Thursday, 11 October 2012

Shoots for DSDN144 "Light"

Here are some of the images from my first shoot for the DSDN144 Project "Light".


My aim with this project is to use light and shadow to abstract food items and ingredients so that their images no longer reflected their original functions.

The choice to use food objects came from the reactions I had when walking through a supermarket past the fresh produce and bakery sections. I found that when looking at the produce my first and only reaction was one of hunger and how I could transform the ingredients before me into a tasty meal, and thought that anyone who viewed images of food would think the same. Consequently I want to attempt transforming or abstracting these ingredients so that not only their images were changed but a viewers reaction to them.

My intention is to present each object with a combination of coloured lighting, low exposure, shadowing and long exposures to achieve abstractions of transformations to varying ends. I really like the images  from Sian Bonnell’s series “Scenic Cookery”, the narrative of which is very similar to the concept I'm trying to achieve, and a lot of the techniques she has used in her images I will try to use for images of my own.

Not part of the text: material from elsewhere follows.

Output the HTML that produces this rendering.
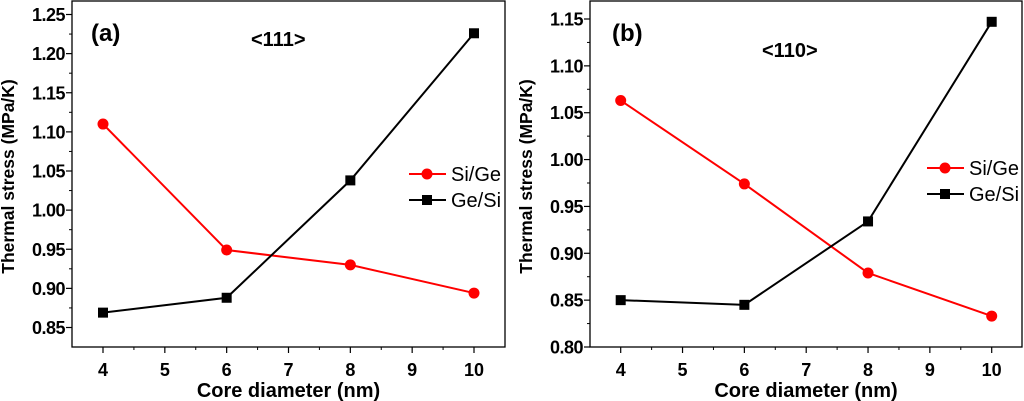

http://www.flickr.com/photos/liamgilbertsondesign/sets/72157631832465029/ 

For my first shoot, I tried using both natural lighting and low-level studio lighting for my images. For the broccoli photos I found that the images where I tried transforming the heads of broccoli into a forest worked best with the natural lighting, as a forest would usually be lit by natural lighting so it worked well for my transformation. The photos which worked best for this were also the ones where I only caught small parts of each piece of broccoli in the shot, as that was how trees would often be photographed in nature if you were in a forest, and it didn't immediately give away that it was broccoli in the photographs.

The low lighting for the broccoli I felt worked quite well, to me the shots looked quite eerie and organic, maybe like you might see in a scene out of Alien where some creature had created a nest. I also think that it was best to keep the lighting the same way without applying any colour filters to the light or the lens so that it would maintain that organic feeling.

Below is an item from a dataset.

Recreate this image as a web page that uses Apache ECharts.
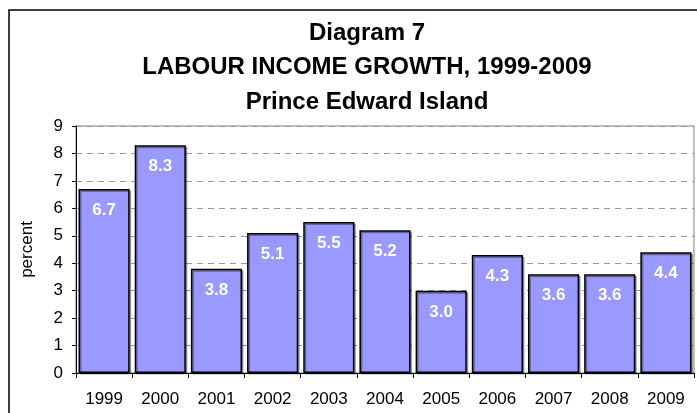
<!DOCTYPE html>
<html>
<head>
    <meta charset="UTF-8">
    <title>Labour income growth, PEI</title>
    <script src="https://cdn.jsdelivr.net/npm/echarts@6/dist/echarts.min.js"></script>
    <style>
        html, body { margin: 0; padding: 0; background: #fff; }
        #chart { width: 697px; height: 413px; }
    </style>
</head>
<body>
<div id="chart"></div>
<script type="text/javascript">
    // 数据
    var years = ['1999', '2000', '2001', '2002', '2003', '2004', '2005', '2006', '2007', '2008', '2009'];
    var growth = [6.7, 8.3, 3.8, 5.1, 5.5, 5.2, 3.0, 4.3, 3.6, 3.6, 4.4];
    var titleLines = ['Diagram 7', 'LABOUR INCOME GROWTH, 1999-2009', 'Prince Edward Island'];

    var myChart = echarts.init(document.getElementById('chart'));
    var font = 'Liberation Sans, Arial, sans-serif';

    var option = {
        animation: false,
        title: {
            text: titleLines.join('\n'),
            left: 362,
            textAlign: 'center',
            top: 11,
            textStyle: {
                fontFamily: font,
                fontWeight: 'bold',
                fontSize: 24,
                lineHeight: 34.5,
                color: '#000'
            }
        },
        graphic: [{
            type: 'rect',
            shape: { x: 9, y: 10, width: 720, height: 440 },
            style: { fill: 'none', stroke: '#000', lineWidth: 1.5 },
            silent: true
        }],
        grid: {
            left: 76,
            top: 126,
            right: 3,
            bottom: 40,
            show: true,
            borderColor: '#808080',
            borderWidth: 1
        },
        xAxis: {
            type: 'category',
            data: years,
            axisLine: { lineStyle: { color: '#000', width: 1 } },
            axisTick: { show: true, length: 5, lineStyle: { color: '#000' } },
            axisLabel: {
                fontFamily: font,
                fontSize: 17,
                color: '#000',
                margin: 18,
                interval: 0
            }
        },
        yAxis: {
            type: 'value',
            min: 0,
            max: 9,
            interval: 1,
            name: 'percent',
            nameLocation: 'middle',
            nameGap: 40,
            nameTextStyle: { fontFamily: font, fontSize: 17, color: '#000' },
            axisLine: { show: true, lineStyle: { color: '#000', width: 1 } },
            axisTick: { show: true, length: 4, lineStyle: { color: '#000' } },
            axisLabel: {
                fontFamily: font,
                fontSize: 17,
                color: '#000',
                margin: 13
            },
            splitLine: {
                show: true,
                lineStyle: { color: '#999', type: [6, 5], width: 1 }
            }
        },
        series: [{
            type: 'bar',
            data: growth,
            barCategoryGap: '9%',
            itemStyle: {
                color: '#9999ff',
                borderColor: '#000',
                borderWidth: 1.5,
                shadowColor: 'rgba(0,0,0,0.35)',
                shadowOffsetX: 1.5,
                shadowOffsetY: 1.5
            },
            label: {
                show: true,
                position: 'insideTop',
                distance: 13,
                formatter: function (p) { return p.value.toFixed(1); },
                fontFamily: font,
                fontWeight: 'bold',
                fontSize: 17,
                color: '#fff'
            }
        }]
    };
    myChart.setOption(option);
</script>
</body>
</html>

The low-light photo of  the egg came out really well, though I originally intended it to look like lunar eclipse, but because of the kind of glass that I had it on also refracted the light a lot it didn't come out with the ring of light quite as I had intended it to.

As for the fennel bulb photographs, I feel there is still work to be done. I like how the lighting outlines parts of the object in a 2-dimensional way so that it doesn't necessarily give away what the object is, and I feel like it's a kind of alien spaceship that just landed, or like a agricultural water-tank at night, though I still want to investigate more angles of this setup. I think the lighting for it seems to be okay though.

For my second shoot, I like the angles I took for the fennel photos, and I thought that setting the image up so that it only caught certain parts of the fennel bulb abstracted the bulb even further, which I liked.

For the second attempt at abstracting the fennel bulb (after hacking the inside of it out and gluing it to retain it's shape) I thought it looked quite like a heart, so I tinted it red to look like one, which I felt worked really well. But because it lacked context, I decided to mask it onto a human. I only wanted the outline of a person just enough so that the position and colour of the fennel bulb indicated that it was a heart. The result of this was what I felt was the strongest image of my set yet.

As I needed another abstraction of an egg, I decided this time to open up the egg so that I could abstract the internals. I pulled out the yolk and fashioned an egg so that I could shine a light up through it and somehow suspend the yolk in the middle so that it was lit from below. Unfortunately I found that the egg yolk wasn't translucent enough when it was cooked to let the light through, so I instead cut the yolk into pieces and photographed it from above so that it would retain the same shape. This I felt worked really well, though my depth of field was too low to get both the egg and the shell in focus.

For my third shoot, I intended to clean up the technical mistakes that I had from the first two shoots, and involve another fruit; the capsicum.

Ever since I was a child, I've always wanted to turn capsicums into a traffic light. I mean, just look at the colours of them. I couldn't help myself. So even if it came out as an image that didn't work so well for my set, I've at least satisfied one of my childhood dreams.

I was tempted to photoshop the traffic light image onto an actual traffic light pole, but I thought it was obvious enough from the image alone that it was what I had intended, and maybe putting the image into a context would have detracted from the image itself so I decided against it.

I found that the image I had done with the egg with the lighting from below had worked really well, so I decided to do the same thing for the seed-head of a capsicum. I felt this abstraction worked really well, as it was really hard to work out what it was for many people, and it looked like so many different things as well, like a brain for example.